■ **WHAT IS REQUIRED**
Print, please, exactly and only the lines between the line holding "Give me the Plotly source for this chart." and the line holding "import plotly.graph_objects as go", inclusive, omitting any pictures.
··· DATASET ···
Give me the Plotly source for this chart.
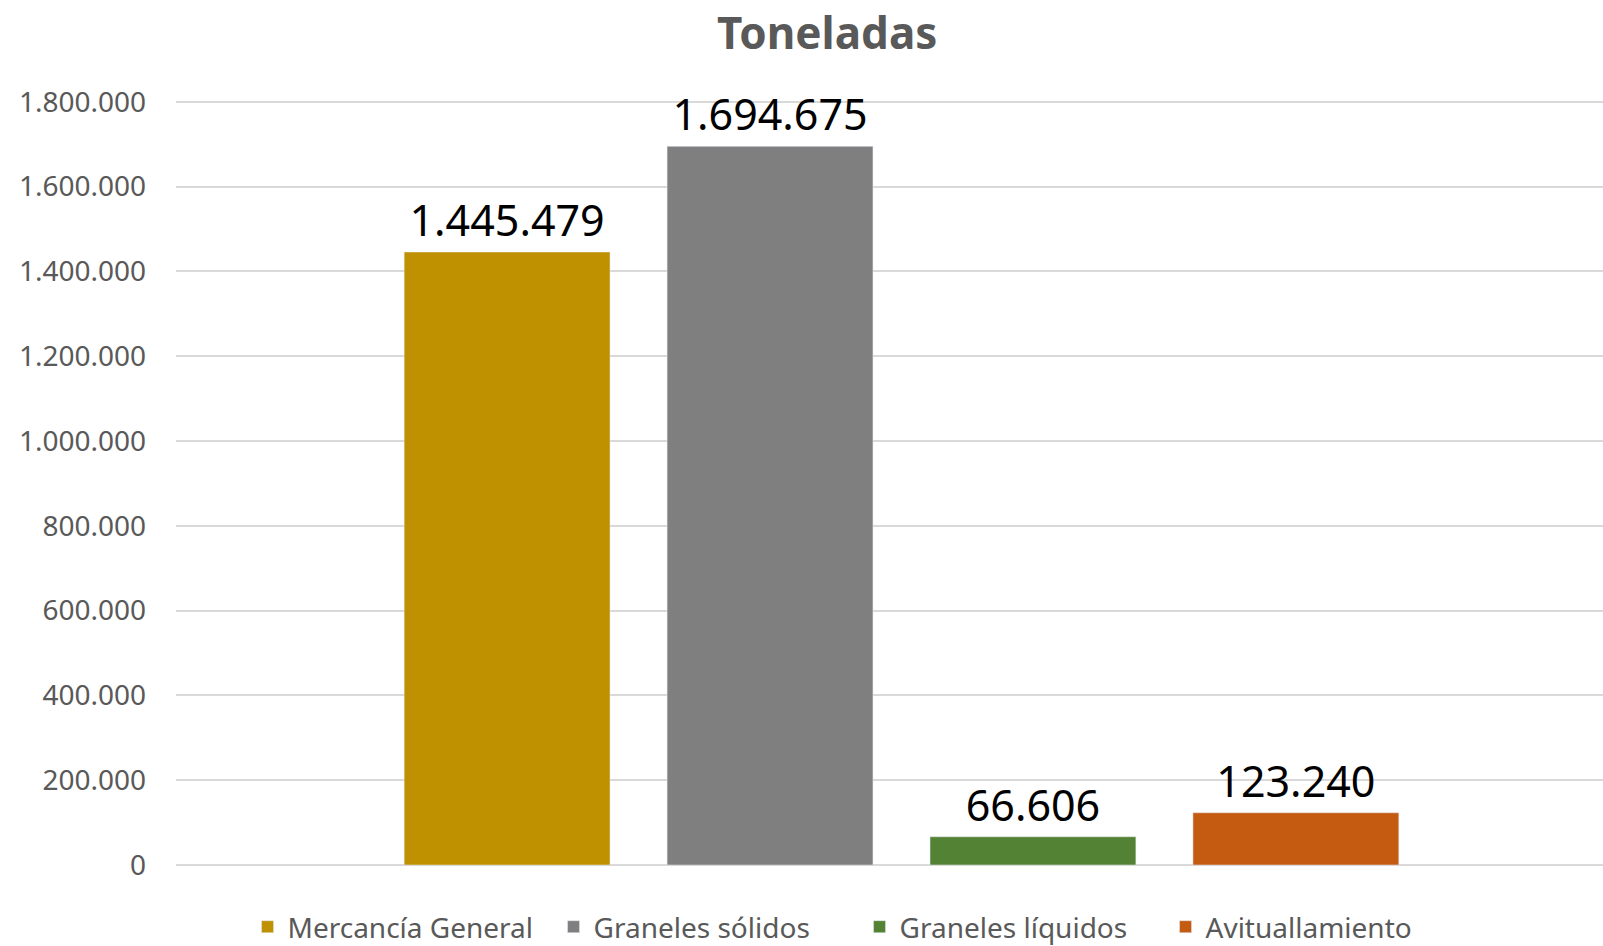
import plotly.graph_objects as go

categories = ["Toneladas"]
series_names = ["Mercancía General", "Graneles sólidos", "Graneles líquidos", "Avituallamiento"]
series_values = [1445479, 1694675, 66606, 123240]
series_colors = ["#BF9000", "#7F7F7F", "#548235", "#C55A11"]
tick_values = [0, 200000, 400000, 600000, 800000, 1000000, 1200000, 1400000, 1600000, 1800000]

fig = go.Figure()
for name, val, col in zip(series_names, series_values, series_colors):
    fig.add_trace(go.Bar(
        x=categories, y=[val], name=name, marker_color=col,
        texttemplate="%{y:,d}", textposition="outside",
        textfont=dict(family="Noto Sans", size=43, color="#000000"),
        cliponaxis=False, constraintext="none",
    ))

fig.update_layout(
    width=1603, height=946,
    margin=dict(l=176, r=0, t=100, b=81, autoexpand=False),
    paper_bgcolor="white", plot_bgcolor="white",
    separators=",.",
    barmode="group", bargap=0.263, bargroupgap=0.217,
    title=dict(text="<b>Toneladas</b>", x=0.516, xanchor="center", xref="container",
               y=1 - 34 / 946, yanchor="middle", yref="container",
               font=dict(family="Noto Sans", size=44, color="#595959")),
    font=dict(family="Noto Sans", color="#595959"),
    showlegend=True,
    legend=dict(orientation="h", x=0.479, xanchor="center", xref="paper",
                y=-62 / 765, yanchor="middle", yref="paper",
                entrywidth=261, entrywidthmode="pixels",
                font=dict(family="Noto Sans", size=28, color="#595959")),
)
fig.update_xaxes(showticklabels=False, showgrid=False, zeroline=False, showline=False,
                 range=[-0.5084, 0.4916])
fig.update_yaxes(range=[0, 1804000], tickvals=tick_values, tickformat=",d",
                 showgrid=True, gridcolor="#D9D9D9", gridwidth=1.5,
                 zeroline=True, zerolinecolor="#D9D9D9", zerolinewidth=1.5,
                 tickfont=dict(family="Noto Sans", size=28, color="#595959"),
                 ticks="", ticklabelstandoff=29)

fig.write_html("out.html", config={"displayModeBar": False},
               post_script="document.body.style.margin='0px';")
···
··· DATASET ···
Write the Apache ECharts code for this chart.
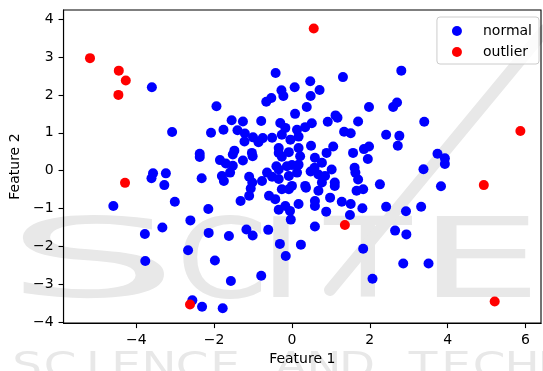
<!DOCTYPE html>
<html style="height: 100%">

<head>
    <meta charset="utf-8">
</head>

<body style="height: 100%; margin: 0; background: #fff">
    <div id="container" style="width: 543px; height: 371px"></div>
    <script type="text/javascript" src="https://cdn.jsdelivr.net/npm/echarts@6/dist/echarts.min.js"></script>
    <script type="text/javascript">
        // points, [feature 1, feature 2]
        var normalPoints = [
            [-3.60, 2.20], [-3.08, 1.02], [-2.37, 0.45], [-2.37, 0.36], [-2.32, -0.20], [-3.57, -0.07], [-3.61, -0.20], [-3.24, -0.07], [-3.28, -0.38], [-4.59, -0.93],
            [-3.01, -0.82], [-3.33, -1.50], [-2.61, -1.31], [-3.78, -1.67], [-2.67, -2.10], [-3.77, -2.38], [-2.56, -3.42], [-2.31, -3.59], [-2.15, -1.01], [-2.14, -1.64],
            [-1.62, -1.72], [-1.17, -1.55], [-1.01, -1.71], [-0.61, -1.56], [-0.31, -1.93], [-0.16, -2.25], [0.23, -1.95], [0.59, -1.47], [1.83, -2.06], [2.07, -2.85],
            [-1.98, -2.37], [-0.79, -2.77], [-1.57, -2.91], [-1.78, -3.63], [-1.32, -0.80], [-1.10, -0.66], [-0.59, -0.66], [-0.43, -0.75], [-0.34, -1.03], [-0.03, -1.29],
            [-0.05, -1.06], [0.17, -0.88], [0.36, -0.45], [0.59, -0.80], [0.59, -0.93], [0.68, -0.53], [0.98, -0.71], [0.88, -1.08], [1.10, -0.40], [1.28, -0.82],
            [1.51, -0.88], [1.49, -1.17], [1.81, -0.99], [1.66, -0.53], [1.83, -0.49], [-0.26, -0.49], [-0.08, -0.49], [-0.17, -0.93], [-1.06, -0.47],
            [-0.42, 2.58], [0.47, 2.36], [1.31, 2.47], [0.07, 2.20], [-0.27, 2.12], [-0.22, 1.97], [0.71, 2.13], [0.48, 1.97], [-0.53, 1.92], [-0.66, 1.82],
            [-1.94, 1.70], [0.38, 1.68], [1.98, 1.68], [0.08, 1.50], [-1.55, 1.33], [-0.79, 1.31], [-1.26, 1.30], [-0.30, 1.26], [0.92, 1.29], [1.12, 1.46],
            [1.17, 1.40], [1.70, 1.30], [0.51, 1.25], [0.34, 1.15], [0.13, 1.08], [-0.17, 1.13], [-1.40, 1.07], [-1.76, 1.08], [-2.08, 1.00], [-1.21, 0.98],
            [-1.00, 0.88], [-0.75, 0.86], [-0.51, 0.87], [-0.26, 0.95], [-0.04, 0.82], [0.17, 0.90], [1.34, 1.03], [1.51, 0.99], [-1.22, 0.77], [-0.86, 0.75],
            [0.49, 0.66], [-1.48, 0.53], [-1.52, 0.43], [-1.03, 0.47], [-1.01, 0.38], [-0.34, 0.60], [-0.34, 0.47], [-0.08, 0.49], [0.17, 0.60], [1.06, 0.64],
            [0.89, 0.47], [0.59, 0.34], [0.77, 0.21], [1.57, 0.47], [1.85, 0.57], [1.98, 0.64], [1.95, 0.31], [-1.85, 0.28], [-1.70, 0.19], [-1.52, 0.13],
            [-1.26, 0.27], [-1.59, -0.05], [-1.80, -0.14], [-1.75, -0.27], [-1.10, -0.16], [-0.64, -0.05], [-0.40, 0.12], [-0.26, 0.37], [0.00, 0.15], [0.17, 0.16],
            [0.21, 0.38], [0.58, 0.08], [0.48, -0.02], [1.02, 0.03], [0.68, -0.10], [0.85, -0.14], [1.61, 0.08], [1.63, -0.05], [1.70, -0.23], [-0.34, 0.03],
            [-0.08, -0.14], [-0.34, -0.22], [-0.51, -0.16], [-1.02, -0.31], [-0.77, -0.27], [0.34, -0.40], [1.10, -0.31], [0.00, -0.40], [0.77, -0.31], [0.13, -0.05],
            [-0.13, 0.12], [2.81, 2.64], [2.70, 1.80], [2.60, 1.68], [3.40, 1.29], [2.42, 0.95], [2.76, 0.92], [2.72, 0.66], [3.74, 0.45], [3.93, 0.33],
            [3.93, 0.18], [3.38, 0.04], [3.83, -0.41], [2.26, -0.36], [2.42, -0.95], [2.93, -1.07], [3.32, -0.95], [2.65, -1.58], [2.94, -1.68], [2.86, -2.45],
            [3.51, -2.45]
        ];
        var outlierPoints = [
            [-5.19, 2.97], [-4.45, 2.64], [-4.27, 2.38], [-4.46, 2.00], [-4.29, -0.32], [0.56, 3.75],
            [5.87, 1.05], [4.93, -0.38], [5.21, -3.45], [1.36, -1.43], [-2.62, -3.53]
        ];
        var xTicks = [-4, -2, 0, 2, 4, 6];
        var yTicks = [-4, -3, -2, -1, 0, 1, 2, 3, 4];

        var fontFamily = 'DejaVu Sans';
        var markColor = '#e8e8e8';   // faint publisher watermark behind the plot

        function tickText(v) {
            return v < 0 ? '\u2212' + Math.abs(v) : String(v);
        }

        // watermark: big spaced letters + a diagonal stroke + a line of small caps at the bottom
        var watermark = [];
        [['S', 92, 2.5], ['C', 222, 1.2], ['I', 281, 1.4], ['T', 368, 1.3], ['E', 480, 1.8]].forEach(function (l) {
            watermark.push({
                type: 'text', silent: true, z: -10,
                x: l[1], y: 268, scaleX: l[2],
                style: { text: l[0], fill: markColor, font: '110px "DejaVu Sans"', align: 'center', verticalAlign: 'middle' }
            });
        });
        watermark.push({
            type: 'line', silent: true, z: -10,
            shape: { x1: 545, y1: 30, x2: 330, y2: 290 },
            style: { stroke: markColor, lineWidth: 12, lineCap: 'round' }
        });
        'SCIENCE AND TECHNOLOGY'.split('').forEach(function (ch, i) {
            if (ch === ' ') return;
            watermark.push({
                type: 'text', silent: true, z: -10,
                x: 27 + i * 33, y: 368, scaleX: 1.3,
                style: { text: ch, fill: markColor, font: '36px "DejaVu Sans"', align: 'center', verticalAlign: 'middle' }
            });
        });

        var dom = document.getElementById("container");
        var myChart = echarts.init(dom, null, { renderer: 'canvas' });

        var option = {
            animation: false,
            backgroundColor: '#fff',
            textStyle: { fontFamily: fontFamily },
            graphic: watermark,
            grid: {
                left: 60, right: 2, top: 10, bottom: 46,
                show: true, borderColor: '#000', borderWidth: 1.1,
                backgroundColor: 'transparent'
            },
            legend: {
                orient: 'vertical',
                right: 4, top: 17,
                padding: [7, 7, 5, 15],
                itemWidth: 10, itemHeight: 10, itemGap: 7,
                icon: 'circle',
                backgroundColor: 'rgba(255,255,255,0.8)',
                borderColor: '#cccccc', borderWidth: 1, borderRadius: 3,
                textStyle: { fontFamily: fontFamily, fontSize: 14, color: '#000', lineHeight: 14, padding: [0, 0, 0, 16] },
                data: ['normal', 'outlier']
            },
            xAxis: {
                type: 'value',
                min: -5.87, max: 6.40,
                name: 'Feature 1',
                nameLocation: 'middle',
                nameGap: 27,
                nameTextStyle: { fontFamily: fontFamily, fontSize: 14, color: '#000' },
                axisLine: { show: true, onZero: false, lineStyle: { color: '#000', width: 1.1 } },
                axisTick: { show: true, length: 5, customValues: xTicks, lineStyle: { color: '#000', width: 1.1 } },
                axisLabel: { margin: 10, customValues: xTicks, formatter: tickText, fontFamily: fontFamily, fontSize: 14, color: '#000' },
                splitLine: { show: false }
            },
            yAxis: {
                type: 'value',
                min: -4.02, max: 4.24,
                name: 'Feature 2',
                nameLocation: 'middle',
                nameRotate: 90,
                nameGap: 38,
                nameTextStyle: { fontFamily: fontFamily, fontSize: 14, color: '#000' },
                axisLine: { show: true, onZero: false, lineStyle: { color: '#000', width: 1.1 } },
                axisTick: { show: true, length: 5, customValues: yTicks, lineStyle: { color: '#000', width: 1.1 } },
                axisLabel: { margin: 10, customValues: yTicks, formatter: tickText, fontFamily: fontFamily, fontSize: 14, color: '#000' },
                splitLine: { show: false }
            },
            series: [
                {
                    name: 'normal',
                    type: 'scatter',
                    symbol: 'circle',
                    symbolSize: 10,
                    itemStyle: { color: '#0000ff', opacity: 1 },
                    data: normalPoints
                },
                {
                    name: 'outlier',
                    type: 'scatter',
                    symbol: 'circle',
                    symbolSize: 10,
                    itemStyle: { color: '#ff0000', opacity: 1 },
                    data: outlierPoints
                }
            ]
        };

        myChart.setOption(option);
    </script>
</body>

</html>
···
··· DATASET ···
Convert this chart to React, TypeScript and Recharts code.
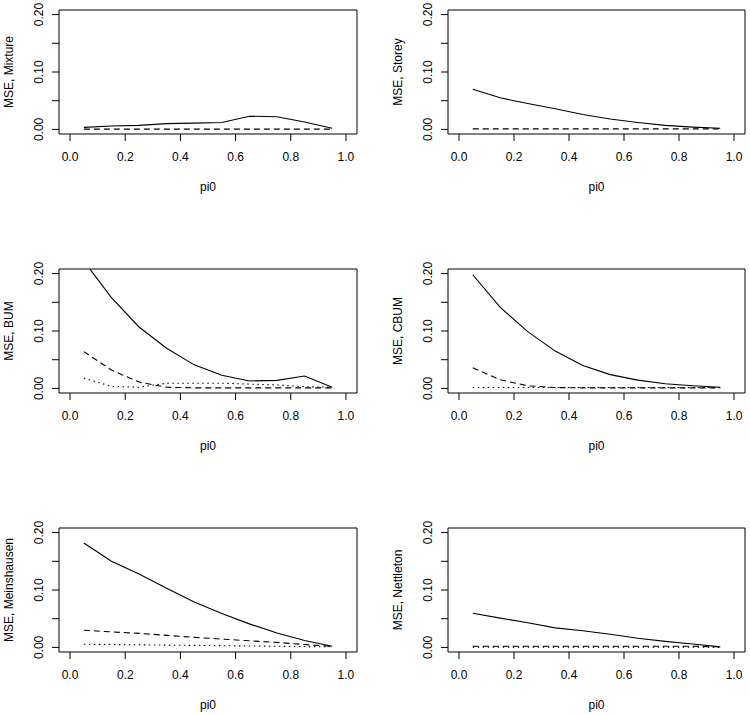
···
■ **RESPONSE TO THE EXERCISE**
Give me the Plotly source for this chart.
import plotly.graph_objects as go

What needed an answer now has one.